The taxpayer could elect to disclaim more than the amount needed to arrive at a discounted best estimate or indeed the whole provision, in which case later adjustments would almost certainly be in the taxpayer’s favour. The company could not elect to increase, for tax purposes, the amount of the provision in the accounts, even if the accounts provision was discounted at a higher rate than is required by the regulations. However, if the election resulted in additions to profits which were then covered by group relief, losses brought forward or carried back, or loan relationships or intangible fixed assets losses, then any deficiency arising in a later period of account would be adjusted. This was so that Exchequer interest is not paid where no tax was paid on the additions to profits arising as a result of the election. See GIM6290 on Rule 8A.
Regulation 8 was amended by the 2003 regulations. Previously it was made as part of the company's CTSA return. Now, it had to be in writing, and specify the period of account for which the disclaimer was made. For example, an election disclaiming all or some of the accounts provision for the 2003 period of account must separately have identified the provisions for the liabilities for 2000 to 2003 for whose provisions were being disclaimed, and the currency in which these provision were made.
The time limits for making an election corresponded to the normal CTSA time limit. That is, the first anniversary of the filing date, or 30 days after the completion of an enquiry or an amendment to an enquiry or an appeal. This time limit was extended for insurers who use funded accounting to two years from the date of closure of the fund (see GIM4160 for how this was to be interpreted). The same result was achieved for a Controlled Foreign Company that used funded accounting, by amendment of the time limit in ICTA88/SCH24/PARA4 (2). An election could be made by a UK parent company of behalf of its CFC.

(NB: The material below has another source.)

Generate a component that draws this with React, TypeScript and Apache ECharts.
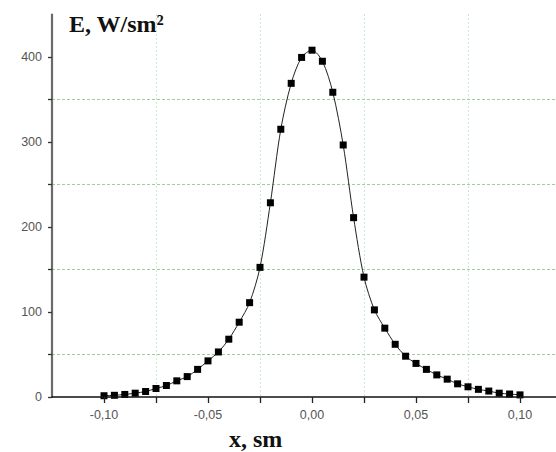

Regulation 8 did not state the earliest date at which an election to disclaim part of a provision could be made for a period of account.
That date could not however be before the provision had been calculated, which could not be until the period of account had ended. In strictness, the provision did not become final until the director(s) had explicitly indicated their agreement to it by signing the accounts.
For practical purposes there was no objection to an election at an earlier time, so long as that was after the period of account to which it related had ended. Elections made before the period of account to which they relate were not acceptable.